GIVEN EXERCISE: Take every line from the first down to the line with "CJK SC', 'DejaVu" and set it down exactly, without the pictures.
-- Begin DATA EXCERPT --
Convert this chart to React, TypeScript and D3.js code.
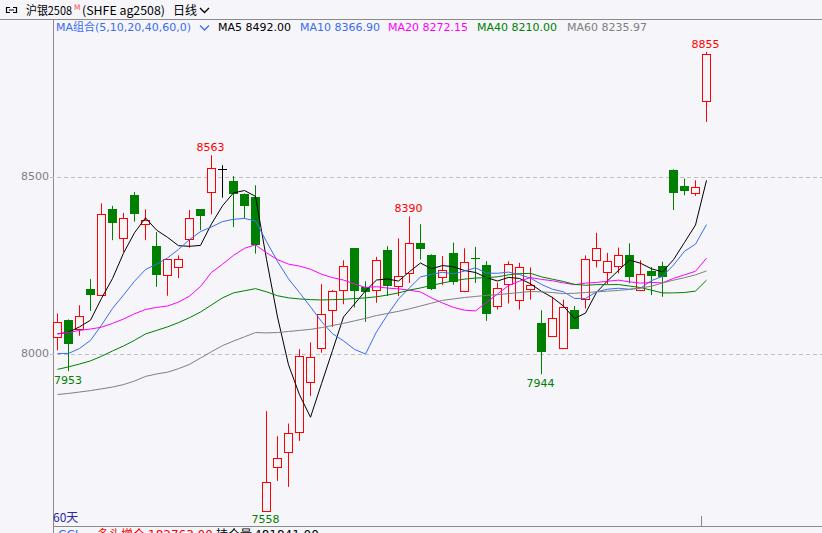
import React from "react";
import * as d3 from "d3";

const W = 822;
const H = 533;
const BG = "#f5f5fa";
const UP = "#ff0000";
const DOWN = "#008000";
const FONT = "'DejaVu Sans', 'Noto Sans CJK SC', sans-serif";
const CJK = "'Noto Sans CJK SC', 'DejaVu Sans', sans-serif";

// ---- daily OHLC, 60 sessions ----
const opens = [8050, 8097, 8071, 8184, 8167, 8412, 8329, 8450, 8370, 8306, 8224, 8247, 8325, 8410, 8459, 8524, 8489, 8453, 8444, 7558,
  7681, 7725, 7780, 7921, 8017, 8127, 8181, 8300, 8191, 8182, 8295, 8193, 8229, 8315, 8281, 8219, 8287, 8180, 8274, 8252,
  8137, 8200, 8155, 8185, 8090, 8053, 8019, 8125, 8158, 8266, 8233, 8250, 8281, 8182, 8235, 8249, 8521, 8475, 8455, 8716];
const highs = [8116, 8099, 8139, 8213, 8427, 8420, 8400, 8459, 8410, 8346, 8269, 8280, 8408, 8410, 8563, 8535, 8504, 8455, 8478, 7840,
  7769, 7805, 8015, 8034, 8199, 8182, 8266, 8300, 8207, 8276, 8306, 8328, 8390, 8368, 8283, 8278, 8316, 8300, 8304, 8264,
  8203, 8263, 8259, 8246, 8125, 8163, 8155, 8137, 8280, 8344, 8287, 8302, 8314, 8266, 8247, 8262, 8523, 8497, 8492, 8855];
const lows = [8012, 7953, 8053, 8123, 8167, 8323, 8290, 8375, 8323, 8191, 8166, 8216, 8302, 8351, 8396, 8443, 8360, 8384, 8285, 7558,
  7643, 7626, 7756, 7883, 8005, 8078, 8142, 8133, 8092, 8146, 8165, 8165, 8202, 8268, 8182, 8196, 8197, 8176, 8202, 8095,
  8127, 8144, 8127, 8155, 7944, 8050, 8015, 8072, 8130, 8246, 8199, 8229, 8201, 8179, 8168, 8163, 8408, 8450, 8448, 8657];
const closes = [8092, 8029, 8108, 8168, 8396, 8372, 8387, 8396, 8379, 8224, 8269, 8269, 8387, 8392, 8528, 8524, 8452, 8420, 8309, 7640,
  7709, 7777, 7996, 7992, 8113, 8178, 8251, 8180, 8177, 8266, 8193, 8221, 8314, 8298, 8185, 8238, 8204, 8261, 8270, 8114,
  8189, 8255, 8246, 8195, 8007, 8102, 8133, 8072, 8271, 8300, 8264, 8281, 8218, 8226, 8222, 8218, 8455, 8462, 8472, 8850];

// ---- moving averages as drawn ----
const ma5 = [8058, 8063, 8078, 8097, 8158.6, 8214.6, 8286.2, 8343.8, 8386.0, 8351.6, 8331.0, 8307.4, 8305.6, 8308.2, 8369.0, 8420.0, 8456.6, 8463.2, 8446.6, 8269.0,
  8106.0, 7971.0, 7886.2, 7822.8, 7917.4, 8011.2, 8106.0, 8142.8, 8179.8, 8210.4, 8213.4, 8207.4, 8234.2, 8258.4, 8242.2, 8251.2, 8247.8, 8237.2, 8231.6, 8217.4,
  8207.6, 8217.8, 8214.8, 8199.8, 8178.4, 8161.0, 8136.6, 8101.8, 8117.0, 8175.6, 8208.0, 8237.6, 8266.8, 8257.8, 8242.2, 8233.0, 8267.8, 8316.6, 8365.8, 8492.0];
const ma10 = [8003, 8003, 8017, 8040, 8083, 8130, 8168, 8207, 8240, 8255.1, 8272.8, 8296.8, 8324.7, 8347.1, 8360.3, 8375.5, 8382.0, 8384.4, 8377.4, 8319.0,
  8263.0, 8213.8, 8174.7, 8134.7, 8093.2, 8058.6, 8038.5, 8014.5, 8001.3, 8063.9, 8112.3, 8156.7, 8188.5, 8219.1, 8226.3, 8232.3, 8227.6, 8235.7, 8245.0, 8229.8,
  8229.4, 8232.8, 8226.0, 8215.7, 8197.9, 8184.3, 8177.2, 8158.3, 8158.4, 8177.0, 8184.5, 8187.1, 8184.3, 8187.4, 8208.9, 8220.5, 8252.7, 8291.7, 8311.8, 8366.9];
const ma20 = [8059, 8062, 8068, 8072, 8077, 8088, 8100, 8115, 8127, 8133, 8137, 8148, 8165, 8192, 8232, 8255, 8280, 8300, 8310, 8287.1,
  8267.9, 8255.3, 8249.7, 8240.9, 8226.8, 8217.1, 8210.3, 8199.5, 8189.4, 8191.5, 8187.7, 8185.3, 8181.6, 8176.9, 8159.8, 8145.5, 8133.1, 8125.1, 8123.2, 8146.9,
  8170.9, 8194.8, 8207.3, 8217.4, 8212.1, 8208.3, 8202.4, 8197.0, 8201.7, 8203.4, 8207.0, 8210.0, 8205.2, 8201.6, 8203.4, 8202.4, 8215.0, 8225.0, 8235.1, 8272.15];
const ma40 = [7958, 7965, 7973, 7982, 7995, 8010, 8024, 8040, 8058, 8068, 8078, 8090, 8104, 8120, 8140, 8160, 8174, 8180, 8186, 8177,
  8166, 8160, 8157, 8155, 8154, 8155, 8156, 8158, 8160, 8163, 8168, 8174, 8182, 8188, 8195, 8202, 8208, 8213, 8216, 8217.0,
  8219.4, 8225.0, 8228.5, 8229.2, 8219.4, 8212.7, 8206.3, 8198.2, 8195.5, 8197.4, 8197.3, 8197.6, 8193.4, 8189.2, 8181.6, 8173.9, 8174.0, 8175.1, 8179.1, 8210.0];
const ma60 = [7887, 7890, 7894, 7898, 7903, 7908, 7915, 7925, 7938, 7945, 7950, 7960, 7972, 7990, 8008, 8025, 8038, 8050, 8062, 8061,
  8062, 8065, 8068, 8071, 8076, 8082, 8088, 8095, 8102, 8110, 8116, 8122, 8129, 8137, 8145, 8153, 8157, 8161, 8164, 8167,
  8169, 8172, 8175, 8178, 8177, 8175, 8172, 8173, 8175, 8177, 8179, 8181, 8184, 8188, 8193, 8202, 8210, 8217, 8225, 8235.97];

const maNames = ["MA5", "MA10", "MA20", "MA40", "MA60"];
const maColors = ["#000000", "#3a6df0", "#ff00ff", "#008000", "#808080"];
const maSeries = [ma5, ma10, ma20, ma40, ma60];
const maLegendX = [218, 300, 388, 477, 567];

const yTicks = [8000, 8500];
const peakIdx = [14, 32, 59];
const troughIdx = [1, 19, 44];

const x = d3.scaleLinear().domain([0, 59]).range([57.5, 706.5]);
const y = d3.scaleLinear().domain([8000, 8500]).range([354.5, 177.5]);

const crisp = (v: number) => Math.round(v) + 0.5;

export default function App() {
  const line = d3
    .line<number>()
    .x((_, i) => x(i))
    .y((d) => y(d));
  const fmt2 = d3.format(".2f");
  const fmt0 = d3.format("d");

  return (
    <svg width={W} height={H} style={{ position: "fixed", left: 0, top: 0, background: BG }}>
      <rect x={0} y={0} width={W} height={H} fill={BG} />
      {/* header row */}
      <path d="M10 7.5 H6.5 V12.5 H10 M13 7.5 H16.5 V12.5 H13 M9 10 H14" fill="none" stroke="#000" strokeWidth={1.2} />
      <text x={26} y={14.5} fontFamily={CJK} fontSize={12} fill="#000" textLength={46} lengthAdjust="spacingAndGlyphs">沪银2508</text>
      <text x={74} y={10} fontFamily={FONT} fontSize={7.5} fill="#ff5050">M</text>
      <text x={82} y={14.5} fontFamily={CJK} fontSize={12} fill="#000" textLength={83} lengthAdjust="spacingAndGlyphs">(SHFE  ag2508)</text>
      <text x={173} y={14.5} fontFamily={CJK} fontSize={12} fill="#000">日线</text>
      <path d="M200 8 l4.5 4.5 l4.5 -4.5" fill="none" stroke="#000" strokeWidth={1.3} />
      <line x1={0} x2={W} y1={19.5} y2={19.5} stroke="#8a8a8a" />

      {/* MA legend row */}
      <text x={56} y={31} fontFamily={FONT} fontSize={11} fill="#3a6df0">MA组合(5,10,20,40,60,0)</text>
      <path d="M200 25.5 l4.5 4.5 l4.5 -4.5" fill="none" stroke="#3a6df0" strokeWidth={1.3} />
      {maNames.map((n, k) => (
        <text key={n} x={maLegendX[k]} y={31} fontFamily={FONT} fontSize={11} fill={maColors[k]}>
          {`${n} ${fmt2(maSeries[k][maSeries[k].length - 1])}`}
        </text>
      ))}

      {/* axes */}
      <line x1={53.5} x2={53.5} y1={19.5} y2={H} stroke="#8a8a8a" />
      <line x1={53} x2={W} y1={526.5} y2={526.5} stroke="#8a8a8a" />
      {yTicks.map((t) => (
        <g key={t}>
          <line x1={50} x2={W} y1={crisp(y(t)) - 1} y2={crisp(y(t)) - 1} stroke="#c0c0c0" strokeDasharray="4,3" />
          <text x={49} y={y(t) - 1} dy="0.35em" textAnchor="end" fontFamily={FONT} fontSize={11} fill="#7f7f7f">
            {t}
          </text>
        </g>
      ))}

      {/* candles */}
      {closes.map((c, i) => {
        const o = opens[i];
        const cx = x(i);
        const up = c > o;
        const flat = c === o;
        const col = flat ? "#000" : up ? UP : DOWN;
        const yo = y(o);
        const yc = y(c);
        const top = Math.round(Math.min(yo, yc));
        const bot = Math.round(Math.max(yo, yc));
        return (
          <g key={i}>
            <line x1={cx} x2={cx} y1={y(highs[i])} y2={y(lows[i])} stroke={col} strokeWidth={1} />
            {flat ? (
              <line x1={cx - 4.5} x2={cx + 4.5} y1={top + 0.5} y2={top + 0.5} stroke={col} />
            ) : up ? (
              <rect x={cx - 4} y={top + 0.5} width={8} height={Math.max(bot - top, 1)} fill={BG} stroke={col} />
            ) : (
              <rect x={cx - 4.5} y={top} width={9} height={Math.max(bot - top, 1)} fill={col} />
            )}
          </g>
        );
      })}

      {/* moving averages */}
      {maSeries.map((s, k) => (
        <path key={k} d={line(s) || ""} fill="none" stroke={maColors[k]} strokeWidth={1} />
      ))}

      {/* extreme labels */}
      {peakIdx.map((i) => (
        <text key={"p" + i} x={x(i) - 1} y={y(highs[i]) - 4} textAnchor="middle" fontFamily={FONT} fontSize={11} fill={UP}>
          {fmt0(highs[i])}
        </text>
      ))}
      {troughIdx.map((i) => (
        <text key={"t" + i} x={Math.max(x(i) - 1, 54 + 14)} y={y(lows[i]) + 12.5} textAnchor="middle" fontFamily={FONT} fontSize={11} fill={DOWN}>
          {fmt0(lows[i])}
        </text>
      ))}

      {/* bottom */}
      <text x={53} y={522} fontFamily={CJK} fontSize={12} fill="#2a2aa8">60天</text>
      <line x1={701.5} x2={701.5} y1={516} y2={526} stroke="#8a8a8a" />
      <text x={58} y={538.5} fontFamily={FONT} fontSize={12} fill="#3a6df0">CCL</text>
      <text x={97} y={538.5} fontFamily={CJK} fontSize={12} fill="#ff0000">多头增仓</text>
      <text x={148} y={538.5} fontFamily={FONT} fontSize={12} fill="#ff0000">182763.00</text>
      <text x={216} y={538.5} fontFamily={CJK} fontSize={12} fill="#000">持仓量</text>
      <text x={254} y={538.5} fontFamily={FONT} fontSize={12} fill="#000">481841.00</text>
    </svg>
  );
}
-- End DATA EXCERPT --
RESULT:
Convert this chart to React, TypeScript and D3.js code.
import React from "react";
import * as d3 from "d3";

const W = 822;
const H = 533;
const BG = "#f5f5fa";
const UP = "#ff0000";
const DOWN = "#008000";
const FONT = "'DejaVu Sans', 'Noto Sans CJK SC', sans-serif";
const CJK = "'Noto Sans CJK SC', 'DejaVu Sans', sans-serif";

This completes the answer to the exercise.